Suggesting a roadmap for v0.1 #12

ehsanmok · 2019-03-04T06:56:04Z

LaurentMazare · 2019-03-04T10:44:08Z

Thanks for putting this together, indeed there is quite a bit of polishing needed to reach v0.1. To me the most important point is improving tutorials/examples (and documentation). This should help defining the good patterns for the library. I think good starting points are trying to port existing pytorch tutorials or the examples that I've put together in the ocaml version - this includes GAN, RL, finetuning models, etc... I feel that design choices should be defined by usage/feedback - and hopefully the api in its current form could already be used to do pretty nice things.
Currently we have three main examples:

The MNIST examples, with some quickly written tutorial.
The CIFAR example which has quite good performance (~95% accuracy).
The char-rnn example, also with some small write-up.

As per the scope, I feel that torch-sys should be the C unsafe bindings, tch should stay as close as possible to the C++ api but provide a type safe api on top that could be used to build/train most models. There is certainly room for some higher level api that would be better typed and more rust idiomatic, e.g. the type system currently does not provide information on the type of elements in a tensor, the device, the dimensions. It would probably be quite fun to do, but to me it's a bit out of scope for now.

More specific points:

API coverage should be pretty good already (as it's automatically generated), do you have specific points in mind?
GPU training should already work, I'm using it for most examples. We should indeed consider having it supported in CI but I'm not sure if there is some free option for this.
In the ocaml version I implemented most of the vision models that can be found in the python api torch::vision. I'll probably try to add some of these soon - and will provide pre-trained weights so that they can be used out of the box.
Jupyter interaction would be a nice thing to have/experiment with.

I've also posted on users.rust-lang.org to see if we can get more feedback.

ehsanmok · 2019-03-04T17:23:24Z

I general, I'd like to help make the crate more idiomatic. Several conversions, error handling, more test coverage, Rust ndarray integration (added to the list above) etc. can be improved and I've already started it from the most important ground-level improvements :)

... tch should stay as close as possible to the C++ api

I haven't used the torch C++ API (still unstable I think!). I thought you're targeting more of Python APIs, since this is what people are more interested in and the selling point for Python-DL community to come to Rust could be much greater that C++-Pytorch coming to Rust.

... the type system currently does not provide information on the type of elements in a tensor, the device, the dimensions. It would probably be quite fun to do, but to me it's a bit out of scope for now.

Absolutely!

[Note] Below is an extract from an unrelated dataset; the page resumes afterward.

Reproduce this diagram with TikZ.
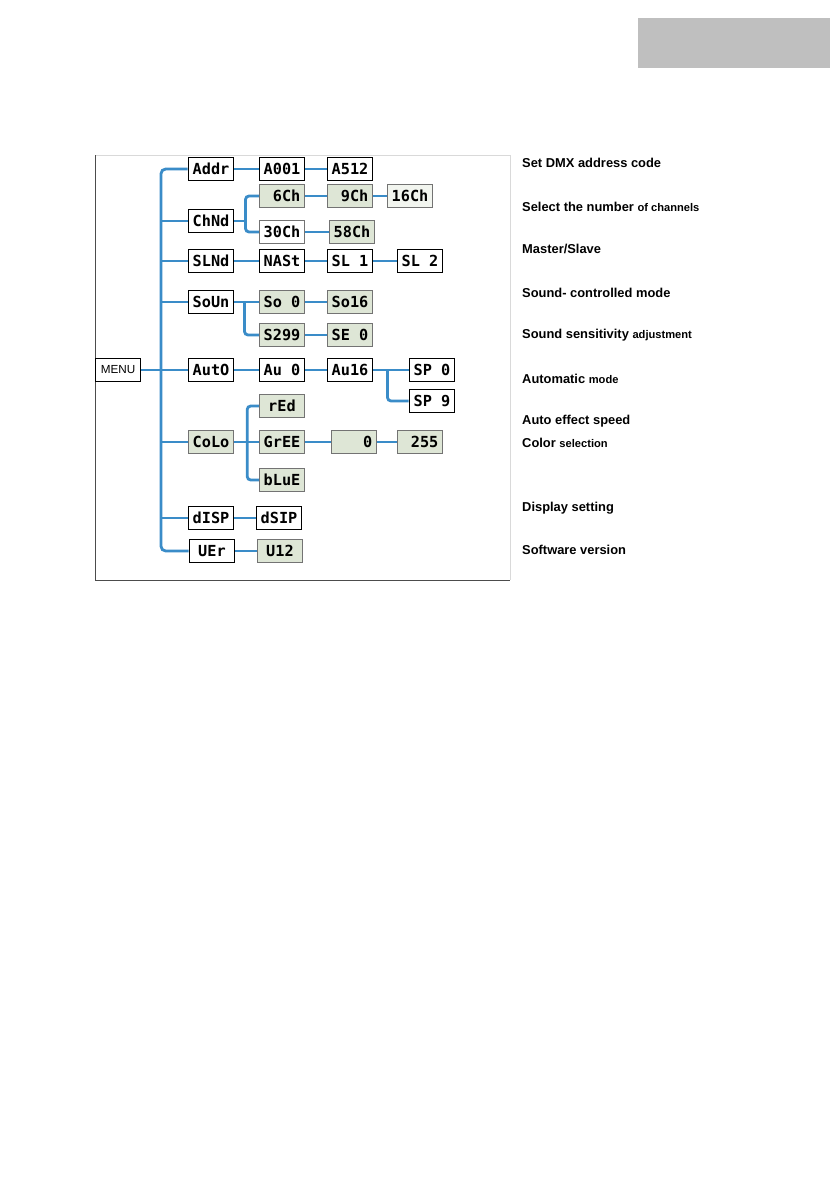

I'm working on this part now along with other idiomatic improvements that I see.

API coverage should be pretty good already (as it's automatically generated), do you have specific points in mind?

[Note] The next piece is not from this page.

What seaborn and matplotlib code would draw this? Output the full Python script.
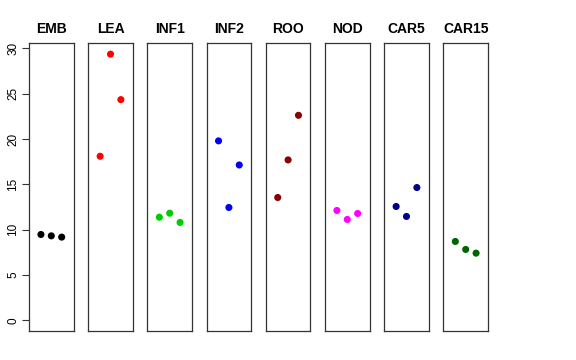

Well, comparing to PyTorch Python API there're a lot to be covered, but step by step :)

GPU training should already work, I'm using it for most examples. We should indeed consider having it supported in CI but I'm not sure if there is some free option for this.

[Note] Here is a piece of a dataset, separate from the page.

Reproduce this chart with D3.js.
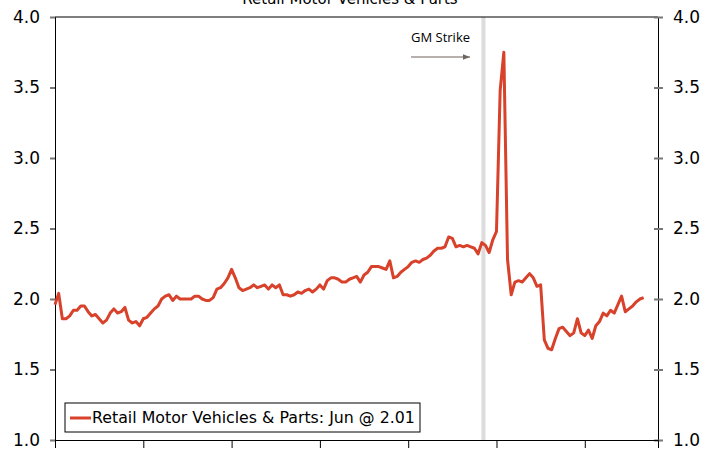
<!DOCTYPE html>
<html>
<head>
<meta charset="utf-8">
<script src="https://cdn.jsdelivr.net/npm/d3@7"></script>
<style>
  body { margin: 0; background: #fff; }
  text { font-family: "DejaVu Sans", Verdana, sans-serif; }
</style>
</head>
<body>
<div id="chart"></div>
<script>
"use strict";

// monthly ratio, first point at left axis
var ratioValues = [
  1.96, 2.04, 1.86, 1.86, 1.88, 1.92, 1.92, 1.95, 1.95, 1.91,
  1.88, 1.89, 1.86, 1.83, 1.85, 1.90, 1.93, 1.90, 1.91, 1.94,
  1.85, 1.83, 1.84, 1.81, 1.86, 1.87, 1.90, 1.93, 1.95, 2.00,
  2.02, 2.03, 1.99, 2.02, 2.00, 2.00, 2.00, 2.00, 2.02, 2.02,
  2.00, 1.99, 1.99, 2.01, 2.07, 2.08, 2.11, 2.15, 2.21, 2.15,
  2.08, 2.06, 2.07, 2.08, 2.10, 2.08, 2.09, 2.10, 2.07, 2.10,
  2.08, 2.10, 2.03, 2.03, 2.02, 2.03, 2.05, 2.04, 2.06, 2.07,
  2.05, 2.07, 2.10, 2.07, 2.13, 2.15, 2.15, 2.14, 2.12, 2.12,
  2.14, 2.15, 2.16, 2.12, 2.17, 2.19, 2.23, 2.23, 2.23, 2.22,
  2.21, 2.27, 2.15, 2.16, 2.19, 2.21, 2.23, 2.26, 2.27, 2.26,
  2.28, 2.29, 2.31, 2.34, 2.36, 2.36, 2.37, 2.44, 2.43, 2.37,
  2.38, 2.37, 2.38, 2.37, 2.36, 2.32, 2.40, 2.38, 2.33, 2.42,
  2.48, 3.48, 3.75, 2.28, 2.03, 2.12, 2.13, 2.12, 2.15, 2.18,
  2.15, 2.09, 2.10, 1.71, 1.65, 1.64, 1.72, 1.79, 1.80, 1.77,
  1.74, 1.76, 1.86, 1.76, 1.74, 1.78, 1.72, 1.81, 1.84, 1.90,
  1.88, 1.92, 1.90, 1.96, 2.02, 1.91, 1.93, 1.95, 1.98, 2.00,
  2.01
];
var xTickIdx = [0, 24, 48, 72, 96, 120, 144];
var yTicks = [1.0, 1.5, 2.0, 2.5, 3.0, 3.5, 4.0];
var strikeIdx = [115.9, 117.0];

var chartTitle = "Retail Motor Vehicles & Parts";
var legendLabel = "Retail Motor Vehicles & Parts: Jun @ 2.01";
var strikeLabel = "GM Strike";

var margin = {top: 17, left: 55, right: 55, bottom: 13};
var width = 713 - margin.left - margin.right;
var height = 453 - margin.top - margin.bottom;

var svg = d3.select("#chart")
    .append("svg")
    .attr("width", 713)
    .attr("height", 453)
    .append("g")
    .attr("transform", "translate(" + margin.left + "," + margin.top + ")");

var x = d3.scaleLinear().domain([0, 163.9]).range([0, width]);
var y = d3.scaleLinear().domain([1, 4]).range([height, 0]);

// GM strike band
svg.append("rect")
    .attr("x", x(strikeIdx[0]))
    .attr("y", 0)
    .attr("width", x(strikeIdx[1]) - x(strikeIdx[0]))
    .attr("height", height)
    .attr("fill", "#dcdcdc");

// frame top
svg.append("line")
    .attr("x1", 0).attr("x2", width)
    .attr("y1", 0).attr("y2", 0)
    .attr("stroke", "#000");

// axes
var left = svg.append("g")
    .call(d3.axisLeft(y).tickValues(yTicks).tickFormat(d3.format(".1f")).tickSize(5).tickPadding(10));
var right = svg.append("g")
    .attr("transform", "translate(" + width + ",0)")
    .call(d3.axisRight(y).tickValues(yTicks).tickFormat(d3.format(".1f")).tickSize(5).tickPadding(10));
right.selectAll(".tick line").attr("x1", -4);
var bottom = svg.append("g")
    .attr("transform", "translate(0," + height + ")")
    .call(d3.axisBottom(x).tickValues(xTickIdx).tickFormat("").tickSize(8));

[left, right, bottom].forEach(function (g) {
    g.select(".domain").attr("stroke", "#000");
    g.selectAll("text").style("font-size", "17px").attr("fill", "#000");
});
left.selectAll(".tick line").attr("stroke", "#777").attr("stroke-width", 2);
right.selectAll(".tick line").attr("stroke", "#777").attr("stroke-width", 2);
bottom.selectAll(".tick line").attr("stroke", "#000");

// series
var line = d3.line()
    .x(function (d, i) { return x(i); })
    .y(function (d) { return y(d); });
svg.append("path")
    .datum(ratioValues)
    .attr("fill", "none")
    .attr("stroke", "#d8412a")
    .attr("stroke-width", 3)
    .attr("stroke-linejoin", "round")
    .attr("d", line);

// title (partly cut off at top)
svg.append("text")
    .attr("x", 295)
    .attr("y", -13)
    .attr("text-anchor", "middle")
    .style("font-size", "15px")
    .text(chartTitle);

// annotation
svg.append("defs").append("marker")
    .attr("id", "arr")
    .attr("viewBox", "0 0 10 10")
    .attr("refX", 10).attr("refY", 5)
    .attr("markerWidth", 6).attr("markerHeight", 6)
    .attr("orient", "auto")
    .append("path")
    .attr("d", "M0,1 L10,5 L0,9 Z")
    .attr("fill", "#6f655c");
svg.append("text")
    .attr("x", 356)
    .attr("y", 25)
    .style("font-family", "'Open Sans', sans-serif")
    .style("font-size", "13px")
    .text(strikeLabel);
svg.append("line")
    .attr("x1", 356).attr("x2", 415)
    .attr("y1", 40).attr("y2", 40)
    .attr("stroke", "#6f655c")
    .attr("stroke-width", 1.2)
    .attr("marker-end", "url(#arr)");

// legend
var lg = svg.append("g").attr("transform", "translate(10,386)");
lg.append("rect")
    .attr("width", 355).attr("height", 29)
    .attr("fill", "#fff")
    .attr("stroke", "#000");
lg.append("line")
    .attr("x1", 5).attr("x2", 26)
    .attr("y1", 15).attr("y2", 15)
    .attr("stroke", "#d8412a")
    .attr("stroke-width", 3);
lg.append("text")
    .attr("x", 27)
    .attr("y", 20)
    .style("font-size", "15.8px")
    .text(legendLabel);
</script>
</body>
</html>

Great! yes, CI won't be free AFAIK.

Jupyter interaction would be a nice thing to have/experiment with.

That'd be great to test out and add some tutorials! It seems evcxr is the most promising though I haven't used it.

LaurentMazare · 2019-03-04T17:56:09Z

Re rust ndarray integration, to start with I think it should probably be done in a separate crate that would have dependencies on both ndarray and tch. I would like to only have as few dependencies as possible for now - maybe if the result is small it could be integrated though (or if tch ends up having lots of dependencies anyway).

Re being more idiomatic, that's probably a good goal. Would you have some pointers on what is not idiomatic enough yet ? I already made some change to use the failure crate but there is certainly more that can be done.

Re C++ vs Python, I think it's probably easier to convince C++ people to use Rust than Python folks but that's a minor point. The main point is that as we're binding to the C++ api, it's simpler to mimic this. That being said the two apis are not that different. Happy to know which bits of the python api you're missing the most. On tensor operations I would think that it's already decently covered, same for optimizers, torch::vision I plan to add a bit on this (although I may move it to a separate crate too).

And just to emphasize again: I think that more examples/tutorials would be a great way to show what can be done with this in rust and also give us more insights on how to structure things.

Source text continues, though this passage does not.